Jakarta – Ketua Tim Penasihat Hukum terdakwa perkara dugaan penistaan agama Basuki Tjahaja Purnama (Ahok), Trimoelja D. Soerjadi napak tidak menerima dengan keputusan Majelis hakim yang menolak Eksepsi mereka.
Trimoelja mengklaim bahwa Ahok tidak bisa langsung dijerat hukuman sebelum mendapatkan teguran terlebih dahulu sebagaimana diatur dalam UU Nomor 1/PNPS/1965.
Habiburrokhman, salah seorang pengacara yang turut melaporkan Ahok dalam kasus penistaan agama membantah argument Ketua kuasa hukum Ahok. ia menganggap pernyataan Trimoelja tidak tepat dan salah tempat,
Menurut Habiburrokhman Dalil tersebut cukup kuat jika dimasukkan ke jawaban dalam pokok perkara sedangkan Tim Kuasa hukum Ahok memasukkannya dalam Eksepsi dan akibatnya pada saat Pledoi nanti mereka tidak bisa memasukkan kembali dalil tersebut.
“Dengan demikian jalan Ahok untuk masuk ke penjara Salemba atau Cipinang sudah terbuka lebar” ungkap Habiburrokhman dalam catatannya yang diterima Redaksi Mediaharapan.com, Selasa (27/12/2016)
Berikut bantahan lengkap Habiburrokhman atas argument ketua Kuasa hukum Ahok, Trimoelja D. Soerjadi:
EKSEPSI DITOLAK HAKIM, AHOK KEHABISAN AMUNISI
By. Habiburokhman
Ada satu hal penting yang luput dari pembicaraan publik soal ditolaknya eksepsi Ahok pada persidangan PN Jakut Selasa (27/12/16) ini. Hal tersebut adalah dipatahkannya salah satu amunisi penting Penasehat Hukum Ahok yakni dalil bahwa Ahok tidak bisa langsung dijerat hukuman sebelum mendapatkan teguran terlebih dahulu sebagaimana diatur dalam UU Nomor 1/PNPS/1965.
Dalil tersebut sebenarnya cukup kuat jika dimasukkan ke jawaban dalam pokok perkara, namun entah mengapa Penasehat Hukum Ahok memilih memasukkannya dalam eksepsi dan berbuah sangat pahit bagi mereka yakni ditolak mentah-mentah.
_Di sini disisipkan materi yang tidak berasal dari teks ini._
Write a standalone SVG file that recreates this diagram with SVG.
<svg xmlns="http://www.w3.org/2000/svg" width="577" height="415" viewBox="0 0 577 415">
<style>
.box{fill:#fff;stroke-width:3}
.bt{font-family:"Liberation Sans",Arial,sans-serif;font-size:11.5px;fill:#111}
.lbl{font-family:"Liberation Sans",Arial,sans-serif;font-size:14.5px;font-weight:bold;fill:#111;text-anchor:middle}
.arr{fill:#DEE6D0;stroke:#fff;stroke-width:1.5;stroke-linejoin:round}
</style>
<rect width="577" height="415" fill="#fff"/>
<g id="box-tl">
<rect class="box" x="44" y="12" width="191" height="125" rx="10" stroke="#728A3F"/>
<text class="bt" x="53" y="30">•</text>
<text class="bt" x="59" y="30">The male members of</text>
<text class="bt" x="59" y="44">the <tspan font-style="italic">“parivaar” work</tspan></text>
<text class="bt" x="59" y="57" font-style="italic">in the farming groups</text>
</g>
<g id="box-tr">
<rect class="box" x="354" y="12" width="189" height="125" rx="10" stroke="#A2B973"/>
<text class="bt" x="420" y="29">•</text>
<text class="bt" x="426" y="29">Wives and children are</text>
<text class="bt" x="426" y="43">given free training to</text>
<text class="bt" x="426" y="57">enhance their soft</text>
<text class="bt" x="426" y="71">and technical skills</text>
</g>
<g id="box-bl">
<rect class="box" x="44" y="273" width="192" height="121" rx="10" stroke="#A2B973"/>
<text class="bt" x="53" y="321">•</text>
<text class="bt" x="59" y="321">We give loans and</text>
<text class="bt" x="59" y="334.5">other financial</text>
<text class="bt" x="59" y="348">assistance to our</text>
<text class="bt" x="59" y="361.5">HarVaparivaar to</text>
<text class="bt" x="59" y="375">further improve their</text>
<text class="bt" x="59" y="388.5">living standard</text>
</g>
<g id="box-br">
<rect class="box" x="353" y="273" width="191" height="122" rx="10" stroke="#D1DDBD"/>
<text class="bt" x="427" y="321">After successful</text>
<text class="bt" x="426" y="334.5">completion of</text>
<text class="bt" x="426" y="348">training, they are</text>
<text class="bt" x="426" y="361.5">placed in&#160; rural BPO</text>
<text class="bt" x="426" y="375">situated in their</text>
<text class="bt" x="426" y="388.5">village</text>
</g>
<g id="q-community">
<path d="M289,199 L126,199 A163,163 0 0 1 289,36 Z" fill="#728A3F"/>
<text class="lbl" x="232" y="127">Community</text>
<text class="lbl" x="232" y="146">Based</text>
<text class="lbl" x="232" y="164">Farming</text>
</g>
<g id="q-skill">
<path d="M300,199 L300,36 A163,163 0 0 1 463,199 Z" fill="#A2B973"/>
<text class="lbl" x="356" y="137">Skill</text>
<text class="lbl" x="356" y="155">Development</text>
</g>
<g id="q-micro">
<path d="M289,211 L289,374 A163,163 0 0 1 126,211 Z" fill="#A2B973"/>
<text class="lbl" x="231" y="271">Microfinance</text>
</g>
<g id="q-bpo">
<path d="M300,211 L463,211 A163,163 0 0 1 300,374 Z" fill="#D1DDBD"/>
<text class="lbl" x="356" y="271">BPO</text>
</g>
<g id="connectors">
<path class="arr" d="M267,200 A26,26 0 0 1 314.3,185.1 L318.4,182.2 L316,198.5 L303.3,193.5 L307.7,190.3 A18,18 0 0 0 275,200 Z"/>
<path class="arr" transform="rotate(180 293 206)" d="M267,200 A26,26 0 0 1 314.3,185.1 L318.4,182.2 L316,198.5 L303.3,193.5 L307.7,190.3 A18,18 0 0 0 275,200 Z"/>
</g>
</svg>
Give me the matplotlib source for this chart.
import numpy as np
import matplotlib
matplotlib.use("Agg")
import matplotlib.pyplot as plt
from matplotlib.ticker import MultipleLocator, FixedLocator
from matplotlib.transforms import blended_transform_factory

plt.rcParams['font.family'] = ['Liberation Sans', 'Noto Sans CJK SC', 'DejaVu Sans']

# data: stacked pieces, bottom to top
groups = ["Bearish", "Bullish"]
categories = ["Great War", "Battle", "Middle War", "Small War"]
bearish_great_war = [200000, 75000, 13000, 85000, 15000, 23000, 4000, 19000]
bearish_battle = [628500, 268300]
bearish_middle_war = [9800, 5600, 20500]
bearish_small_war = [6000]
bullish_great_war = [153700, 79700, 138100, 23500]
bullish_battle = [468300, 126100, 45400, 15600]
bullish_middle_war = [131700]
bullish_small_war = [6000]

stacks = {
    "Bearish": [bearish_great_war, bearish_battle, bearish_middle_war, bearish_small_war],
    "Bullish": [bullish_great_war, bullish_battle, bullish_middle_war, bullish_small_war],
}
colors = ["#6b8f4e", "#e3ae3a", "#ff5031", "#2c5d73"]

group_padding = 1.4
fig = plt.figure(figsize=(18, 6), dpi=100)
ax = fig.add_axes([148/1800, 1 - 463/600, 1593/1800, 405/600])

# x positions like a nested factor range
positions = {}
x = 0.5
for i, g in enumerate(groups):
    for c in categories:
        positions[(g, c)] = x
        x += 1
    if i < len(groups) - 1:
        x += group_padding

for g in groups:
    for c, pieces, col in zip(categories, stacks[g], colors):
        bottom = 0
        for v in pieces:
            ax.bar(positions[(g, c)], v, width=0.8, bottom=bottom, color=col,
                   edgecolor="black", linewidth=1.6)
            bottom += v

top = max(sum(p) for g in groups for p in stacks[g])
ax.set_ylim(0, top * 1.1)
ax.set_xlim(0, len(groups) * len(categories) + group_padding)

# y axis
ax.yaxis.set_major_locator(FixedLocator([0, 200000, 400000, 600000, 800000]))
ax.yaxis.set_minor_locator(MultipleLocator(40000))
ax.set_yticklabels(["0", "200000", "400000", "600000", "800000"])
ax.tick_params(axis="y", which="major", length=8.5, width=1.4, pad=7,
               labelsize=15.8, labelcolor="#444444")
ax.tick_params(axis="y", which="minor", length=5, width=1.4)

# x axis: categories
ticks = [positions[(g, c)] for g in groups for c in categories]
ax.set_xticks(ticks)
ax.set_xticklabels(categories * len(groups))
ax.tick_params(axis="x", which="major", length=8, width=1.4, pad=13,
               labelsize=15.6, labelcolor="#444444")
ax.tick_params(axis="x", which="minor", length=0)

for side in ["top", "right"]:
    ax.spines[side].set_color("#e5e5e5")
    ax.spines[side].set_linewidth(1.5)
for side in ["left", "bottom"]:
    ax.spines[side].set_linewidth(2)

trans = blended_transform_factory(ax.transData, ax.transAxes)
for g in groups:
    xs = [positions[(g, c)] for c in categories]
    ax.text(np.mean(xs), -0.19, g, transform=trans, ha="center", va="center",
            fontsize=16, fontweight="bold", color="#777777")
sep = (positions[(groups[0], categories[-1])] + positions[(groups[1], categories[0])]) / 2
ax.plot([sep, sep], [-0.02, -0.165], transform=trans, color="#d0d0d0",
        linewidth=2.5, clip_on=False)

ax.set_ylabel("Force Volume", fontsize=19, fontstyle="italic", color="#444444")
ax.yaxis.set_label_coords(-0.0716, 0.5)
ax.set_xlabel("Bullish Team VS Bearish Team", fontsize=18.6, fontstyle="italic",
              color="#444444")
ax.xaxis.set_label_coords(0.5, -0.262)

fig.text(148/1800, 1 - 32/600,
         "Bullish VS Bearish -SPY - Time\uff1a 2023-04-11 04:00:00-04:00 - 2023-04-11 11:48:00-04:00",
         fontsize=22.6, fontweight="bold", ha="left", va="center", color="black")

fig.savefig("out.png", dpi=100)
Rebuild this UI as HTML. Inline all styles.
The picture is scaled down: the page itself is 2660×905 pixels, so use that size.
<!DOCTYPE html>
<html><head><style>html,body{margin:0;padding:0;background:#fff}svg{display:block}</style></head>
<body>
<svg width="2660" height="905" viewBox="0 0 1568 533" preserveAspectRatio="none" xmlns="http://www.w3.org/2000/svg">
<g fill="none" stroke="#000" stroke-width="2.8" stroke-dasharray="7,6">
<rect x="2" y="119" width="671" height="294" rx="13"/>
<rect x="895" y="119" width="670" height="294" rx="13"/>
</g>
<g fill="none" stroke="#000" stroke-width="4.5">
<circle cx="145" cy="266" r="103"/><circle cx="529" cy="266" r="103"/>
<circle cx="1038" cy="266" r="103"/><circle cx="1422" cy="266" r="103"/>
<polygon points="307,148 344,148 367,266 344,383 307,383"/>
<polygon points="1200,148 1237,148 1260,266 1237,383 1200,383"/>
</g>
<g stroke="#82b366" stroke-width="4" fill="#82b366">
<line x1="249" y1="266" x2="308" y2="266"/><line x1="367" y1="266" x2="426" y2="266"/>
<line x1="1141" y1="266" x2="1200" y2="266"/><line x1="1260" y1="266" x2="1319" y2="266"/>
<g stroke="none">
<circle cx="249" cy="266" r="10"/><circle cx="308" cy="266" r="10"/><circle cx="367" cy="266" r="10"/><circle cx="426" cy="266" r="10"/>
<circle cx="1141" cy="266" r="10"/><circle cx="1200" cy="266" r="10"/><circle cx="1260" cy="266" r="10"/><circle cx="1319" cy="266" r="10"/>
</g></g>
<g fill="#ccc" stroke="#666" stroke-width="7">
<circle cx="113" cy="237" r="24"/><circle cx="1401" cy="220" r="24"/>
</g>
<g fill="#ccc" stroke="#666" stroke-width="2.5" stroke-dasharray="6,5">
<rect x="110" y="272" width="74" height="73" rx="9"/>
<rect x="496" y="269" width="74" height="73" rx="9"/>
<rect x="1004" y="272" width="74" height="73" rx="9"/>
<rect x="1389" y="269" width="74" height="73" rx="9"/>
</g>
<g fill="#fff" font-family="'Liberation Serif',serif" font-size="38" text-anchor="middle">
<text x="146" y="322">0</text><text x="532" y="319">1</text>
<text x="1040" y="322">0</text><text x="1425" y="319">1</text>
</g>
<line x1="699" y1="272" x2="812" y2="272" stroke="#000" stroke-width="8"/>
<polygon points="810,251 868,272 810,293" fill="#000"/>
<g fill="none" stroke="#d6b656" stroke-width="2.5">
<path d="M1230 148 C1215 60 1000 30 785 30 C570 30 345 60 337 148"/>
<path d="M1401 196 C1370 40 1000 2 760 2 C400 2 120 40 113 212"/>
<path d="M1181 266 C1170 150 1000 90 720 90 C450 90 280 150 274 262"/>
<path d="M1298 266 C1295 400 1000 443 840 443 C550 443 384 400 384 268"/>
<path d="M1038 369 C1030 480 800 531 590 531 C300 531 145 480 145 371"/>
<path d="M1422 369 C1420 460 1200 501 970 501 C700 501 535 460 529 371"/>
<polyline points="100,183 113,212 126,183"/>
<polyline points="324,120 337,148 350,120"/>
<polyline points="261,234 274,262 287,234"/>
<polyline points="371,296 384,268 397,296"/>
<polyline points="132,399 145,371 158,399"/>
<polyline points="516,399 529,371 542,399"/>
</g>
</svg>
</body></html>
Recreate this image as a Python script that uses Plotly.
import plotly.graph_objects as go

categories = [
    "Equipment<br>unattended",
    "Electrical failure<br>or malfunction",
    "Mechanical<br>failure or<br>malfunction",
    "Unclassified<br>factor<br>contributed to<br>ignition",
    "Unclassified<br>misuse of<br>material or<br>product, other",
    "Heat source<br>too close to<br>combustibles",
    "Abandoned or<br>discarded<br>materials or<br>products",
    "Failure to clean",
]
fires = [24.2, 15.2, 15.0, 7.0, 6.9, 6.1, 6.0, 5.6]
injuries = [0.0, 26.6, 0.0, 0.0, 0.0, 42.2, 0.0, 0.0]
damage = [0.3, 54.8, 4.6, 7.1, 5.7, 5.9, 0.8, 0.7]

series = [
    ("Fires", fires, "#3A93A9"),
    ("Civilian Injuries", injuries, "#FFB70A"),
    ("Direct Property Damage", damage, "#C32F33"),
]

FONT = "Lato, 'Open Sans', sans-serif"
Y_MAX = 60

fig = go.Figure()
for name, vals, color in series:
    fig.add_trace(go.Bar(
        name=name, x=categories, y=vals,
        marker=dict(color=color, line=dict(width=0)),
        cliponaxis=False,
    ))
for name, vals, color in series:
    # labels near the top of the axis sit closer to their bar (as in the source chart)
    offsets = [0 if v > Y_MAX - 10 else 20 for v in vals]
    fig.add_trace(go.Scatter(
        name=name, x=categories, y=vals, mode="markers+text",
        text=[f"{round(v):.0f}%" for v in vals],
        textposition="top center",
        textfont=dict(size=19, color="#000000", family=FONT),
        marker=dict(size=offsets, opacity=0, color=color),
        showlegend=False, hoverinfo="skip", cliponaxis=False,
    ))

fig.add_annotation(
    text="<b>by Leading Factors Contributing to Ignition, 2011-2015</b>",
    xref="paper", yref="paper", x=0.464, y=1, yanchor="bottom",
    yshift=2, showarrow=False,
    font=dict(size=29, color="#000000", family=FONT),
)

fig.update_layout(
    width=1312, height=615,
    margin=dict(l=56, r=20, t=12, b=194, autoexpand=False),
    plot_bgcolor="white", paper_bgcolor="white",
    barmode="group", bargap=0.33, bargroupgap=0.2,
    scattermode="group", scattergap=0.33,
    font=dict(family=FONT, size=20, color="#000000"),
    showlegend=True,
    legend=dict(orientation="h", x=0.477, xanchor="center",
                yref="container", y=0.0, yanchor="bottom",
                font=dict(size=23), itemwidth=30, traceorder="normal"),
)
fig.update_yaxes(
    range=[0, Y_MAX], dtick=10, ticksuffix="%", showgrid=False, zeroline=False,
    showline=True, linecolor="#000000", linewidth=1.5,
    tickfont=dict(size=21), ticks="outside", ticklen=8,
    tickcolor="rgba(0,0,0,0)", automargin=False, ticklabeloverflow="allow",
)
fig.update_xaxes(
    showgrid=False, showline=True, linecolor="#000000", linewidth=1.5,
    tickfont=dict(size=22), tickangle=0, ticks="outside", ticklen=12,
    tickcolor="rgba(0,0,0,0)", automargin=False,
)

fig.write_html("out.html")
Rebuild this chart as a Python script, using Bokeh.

Akibatnya mereka tidak bisa memasukkan kembali dalil tersebut pada pledoi mereka nanti.
Jika merujuk pada perdebatan menjelang penetapan tersangka beberapa waktu lalu, saat ini hanya tersisa dua argumentasi andalan Penasehat Hukum Ahok yang akan diperiksa di pokok perkara. Dua argumentasi tersebut adalah soal pemenuhan unsur “dengan sengaja” dan soal kekuatan mengikat fatwa MUI. Soal pembuktian benar tidaknya redaksi pidato Ahok sudah tidak dibahas karena Ahok sendiri sudah mengakui apa yang dia sampaikan di Kepulauan Seribu.
Saya fikir JPU tidak akan sulit membuktikan unsur “dengan sengaja” sengaja tersebut. Klaim bahwa kalimat Ahok yang disampaikan secara spontan dan lisan tidak bisa membuktikan adanya niat Ahok untuk menodai agama sangat mudah dipatahkan.
Dari bukti-bukti yang telah disampaikan Pelapor, dapat diketahui bahwa Ahok memang sudah sering mempersoalkan orang yang menyampaikan Surat Al Maidah ayat 51. Bahkan ada bukti tertulis berupa buku berjudul Merubah Indonesia dimana Ahok menyatakan ada ayat yang digunakan untuk memecah belah rakyat. Jadi pernyataan Ahok di Kepulauan Seribu bukanlah keseleo lidah belaka.
Selaian itu JPU juga akan mudah membuktikan bahwa fatwa MUI memang tepat untuk dijadikan rujukan. Sudah ada puluhan yurisprudensi hukum pidana yang membuktikan bahwa dalam kasus penodaan agama Islam maka yang menjadi rujukan adalah fatwa MUI. Kalau kali ini Hakim menolak fatwa MUI, dikhawatirkan akan menimbulkan reaksi keras masyarakat.
Dengan demikian jalan Ahok untuk masuk ke penjara Salemba atau Cipinang menurut saya sudah terbuka lebar. Tinggal Ahok dan pengikutnya siapkan diri dan mental mereka masing-masing. Berani berbuat, berani bertanggung-jawab, itu baru kesatria.